-- Start of SOURCE EXCERPT --

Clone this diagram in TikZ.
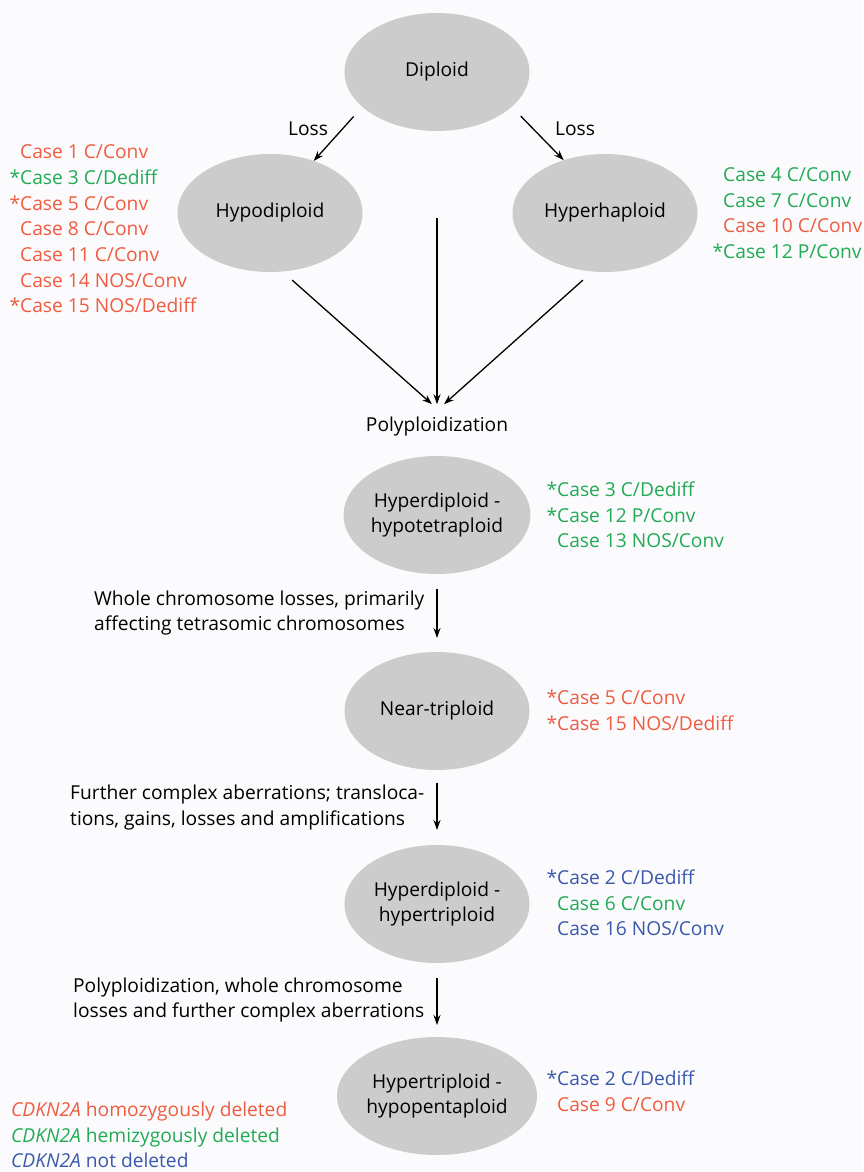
\documentclass[tikz,border=0pt]{standalone}
\usepackage{fontspec}
\setmainfont{Open Sans}
\usetikzlibrary{shapes.geometric,arrows.meta}
\definecolor{casered}{RGB}{239,92,64}
\definecolor{casegreen}{RGB}{35,170,85}
\definecolor{caseblue}{RGB}{58,88,172}
\definecolor{ploidy}{RGB}{204,204,204}
\definecolor{paper}{RGB}{251,251,253}

\begin{document}
\begin{tikzpicture}[x=1pt, y=-1pt,
    font=\fontsize{19.2}{25.7}\selectfont,
    stage/.style={ellipse, fill=ploidy, minimum width=185pt, minimum height=118pt, inner sep=0pt, outer sep=0pt, align=center},
    cases/.style={anchor=west, align=left, inner sep=0pt},
    arr/.style={-{Stealth[length=10pt, width=7pt]}, line width=1.3pt},
    note/.style={align=left, inner sep=0pt}]
  \fill[paper] (0,0) rectangle (863,1172);
  \useasboundingbox (0,0) rectangle (863,1172);
  % ploidy stages
  \node[stage] (dip) at (437,72) {Diploid};
  \node[stage] (hypo) at (270,213) {Hypodiploid};
  \node[stage] (hyper) at (605,213) {Hyperhaploid};
  \node[inner xsep=0pt, inner ysep=13pt] (poly) at (437,427) {Polyploidization};
  \node[stage] (hdht) at (437,515) {Hyperdiploid -\\hypotetraploid};
  \node[stage] (near) at (437,711) {Near-triploid};
  \node[stage] (hdhtri) at (437,904) {Hyperdiploid -\\hypertriploid};
  \node[stage] (hypent) at (437,1096) {Hypertriploid -\\hypopentaploid};
  \node (lossl) at (308,129) {Loss};
  \node (lossr) at (575,129) {Loss};
  % arrows
  \draw[arr, shorten <=13pt] (dip.205) -- (hypo.50);
  \draw[arr, shorten <=13pt] (dip.335) -- (hyper.128);
  \draw[arr, shorten <=13pt] (hypo.282) -- ([xshift=-5pt]poly.north);
  \draw[arr, shorten <=87pt] (dip.south) -- (poly.north);
  \draw[arr, shorten <=13pt] (hyper.258) -- ([xshift=7pt]poly.north);
  \draw[arr, shorten <=15pt, shorten >=14pt] (hdht) -- (near)
    node[midway, left=12pt, note] {Whole chromosome losses, primarily\\affecting tetrasomic chromosomes};
  \draw[arr, shorten <=13pt, shorten >=15pt] (near) -- (hdhtri)
    node[midway, left=12pt, note] {Further complex aberrations; transloca-\\tions, gains, losses and amplifications};
  \draw[arr, shorten <=15pt, shorten >=12pt] (hdhtri) -- (hypent)
    node[midway, left=12pt, note] {Polyploidization, whole chromosome\\losses and further complex aberrations};
  % cases
  \node[cases] (hypocases) at (20,229) {\textcolor{casered}{Case 1 C/Conv}\\
    \textcolor{casegreen}{\llap{*}Case 3 C/Dediff}\\
    \textcolor{casered}{\llap{*}Case 5 C/Conv}\\
    \textcolor{casered}{Case 8 C/Conv}\\
    \textcolor{casered}{Case 11 C/Conv}\\
    \textcolor{casered}{Case 14 NOS/Conv}\\
    \textcolor{casered}{\llap{*}Case 15 NOS/Dediff}};
  \node[cases] (hypercases) at (723,213) {\textcolor{casegreen}{Case 4 C/Conv}\\
    \textcolor{casegreen}{Case 7 C/Conv}\\
    \textcolor{casered}{Case 10 C/Conv}\\
    \textcolor{casegreen}{\llap{*}Case 12 P/Conv}};
  \node[cases] (hdhtcases) at (557,515) {\textcolor{casegreen}{\llap{*}Case 3 C/Dediff}\\
    \textcolor{casegreen}{\llap{*}Case 12 P/Conv}\\
    \textcolor{casegreen}{Case 13 NOS/Conv}};
  \node[cases] (nearcases) at (557,710) {\textcolor{casered}{\llap{*}Case 5 C/Conv}\\
    \textcolor{casered}{\llap{*}Case 15 NOS/Dediff}};
  \node[cases] (hdhtricases) at (557,903) {\textcolor{caseblue}{\llap{*}Case 2 C/Dediff}\\
    \textcolor{casegreen}{Case 6 C/Conv}\\
    \textcolor{caseblue}{Case 16 NOS/Conv}};
  \node[cases] (hypentcases) at (557,1091) {\textcolor{caseblue}{\llap{*}Case 2 C/Dediff}\\
    \textcolor{casered}{Case 9 C/Conv}};
  % legend
  \node[cases] (legend) at (11,1135) {\textcolor{casered}{\textit{CDKN2A} homozygously deleted}\\
    \textcolor{casegreen}{\textit{CDKN2A} hemizygously deleted}\\
    \textcolor{caseblue}{\textit{CDKN2A} not deleted}};
\end{tikzpicture}
\end{document}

-- End of SOURCE EXCERPT --

* STATED PROBLEM *
Extract all the data above exactly, excluding every picture.

* ANSWER FOR THE TASK *
Clone this diagram in TikZ.
\documentclass[tikz,border=0pt]{standalone}
\usepackage{fontspec}
\setmainfont{Open Sans}
\usetikzlibrary{shapes.geometric,arrows.meta}
\definecolor{casered}{RGB}{239,92,64}
\definecolor{casegreen}{RGB}{35,170,85}
\definecolor{caseblue}{RGB}{58,88,172}
\definecolor{ploidy}{RGB}{204,204,204}
\definecolor{paper}{RGB}{251,251,253}

\begin{document}
\begin{tikzpicture}[x=1pt, y=-1pt,
    font=\fontsize{19.2}{25.7}\selectfont,
    stage/.style={ellipse, fill=ploidy, minimum width=185pt, minimum height=118pt, inner sep=0pt, outer sep=0pt, align=center},
    cases/.style={anchor=west, align=left, inner sep=0pt},
    arr/.style={-{Stealth[length=10pt, width=7pt]}, line width=1.3pt},
    note/.style={align=left, inner sep=0pt}]
  \fill[paper] (0,0) rectangle (863,1172);
  \useasboundingbox (0,0) rectangle (863,1172);
  % ploidy stages
  \node[stage] (dip) at (437,72) {Diploid};
  \node[stage] (hypo) at (270,213) {Hypodiploid};
  \node[stage] (hyper) at (605,213) {Hyperhaploid};
  \node[inner xsep=0pt, inner ysep=13pt] (poly) at (437,427) {Polyploidization};
  \node[stage] (hdht) at (437,515) {Hyperdiploid -\\hypotetraploid};
  \node[stage] (near) at (437,711) {Near-triploid};
  \node[stage] (hdhtri) at (437,904) {Hyperdiploid -\\hypertriploid};
  \node[stage] (hypent) at (437,1096) {Hypertriploid -\\hypopentaploid};
  \node (lossl) at (308,129) {Loss};
  \node (lossr) at (575,129) {Loss};
  % arrows
  \draw[arr, shorten <=13pt] (dip.205) -- (hypo.50);
  \draw[arr, shorten <=13pt] (dip.335) -- (hyper.128);
  \draw[arr, shorten <=13pt] (hypo.282) -- ([xshift=-5pt]poly.north);
  \draw[arr, shorten <=87pt] (dip.south) -- (poly.north);
  \draw[arr, shorten <=13pt] (hyper.258) -- ([xshift=7pt]poly.north);
  \draw[arr, shorten <=15pt, shorten >=14pt] (hdht) -- (near)
    node[midway, left=12pt, note] {Whole chromosome losses, primarily\\affecting tetrasomic chromosomes};
  \draw[arr, shorten <=13pt, shorten >=15pt] (near) -- (hdhtri)
    node[midway, left=12pt, note] {Further complex aberrations; transloca-\\tions, gains, losses and amplifications};
  \draw[arr, shorten <=15pt, shorten >=12pt] (hdhtri) -- (hypent)
    node[midway, left=12pt, note] {Polyploidization, whole chromosome\\losses and further complex aberrations};
  % cases
  \node[cases] (hypocases) at (20,229) {\textcolor{casered}{Case 1 C/Conv}\\
    \textcolor{casegreen}{\llap{*}Case 3 C/Dediff}\\
    \textcolor{casered}{\llap{*}Case 5 C/Conv}\\
    \textcolor{casered}{Case 8 C/Conv}\\
    \textcolor{casered}{Case 11 C/Conv}\\
    \textcolor{casered}{Case 14 NOS/Conv}\\
    \textcolor{casered}{\llap{*}Case 15 NOS/Dediff}};
  \node[cases] (hypercases) at (723,213) {\textcolor{casegreen}{Case 4 C/Conv}\\
    \textcolor{casegreen}{Case 7 C/Conv}\\
    \textcolor{casered}{Case 10 C/Conv}\\
    \textcolor{casegreen}{\llap{*}Case 12 P/Conv}};
  \node[cases] (hdhtcases) at (557,515) {\textcolor{casegreen}{\llap{*}Case 3 C/Dediff}\\
    \textcolor{casegreen}{\llap{*}Case 12 P/Conv}\\
    \textcolor{casegreen}{Case 13 NOS/Conv}};
  \node[cases] (nearcases) at (557,710) {\textcolor{casered}{\llap{*}Case 5 C/Conv}\\
    \textcolor{casered}{\llap{*}Case 15 NOS/Dediff}};
  \node[cases] (hdhtricases) at (557,903) {\textcolor{caseblue}{\llap{*}Case 2 C/Dediff}\\
    \textcolor{casegreen}{Case 6 C/Conv}\\
    \textcolor{caseblue}{Case 16 NOS/Conv}};
  \node[cases] (hypentcases) at (557,1091) {\textcolor{caseblue}{\llap{*}Case 2 C/Dediff}\\
    \textcolor{casered}{Case 9 C/Conv}};
  % legend
  \node[cases] (legend) at (11,1135) {\textcolor{casered}{\textit{CDKN2A} homozygously deleted}\\
    \textcolor{casegreen}{\textit{CDKN2A} hemizygously deleted}\\
    \textcolor{caseblue}{\textit{CDKN2A} not deleted}};
\end{tikzpicture}
\end{document}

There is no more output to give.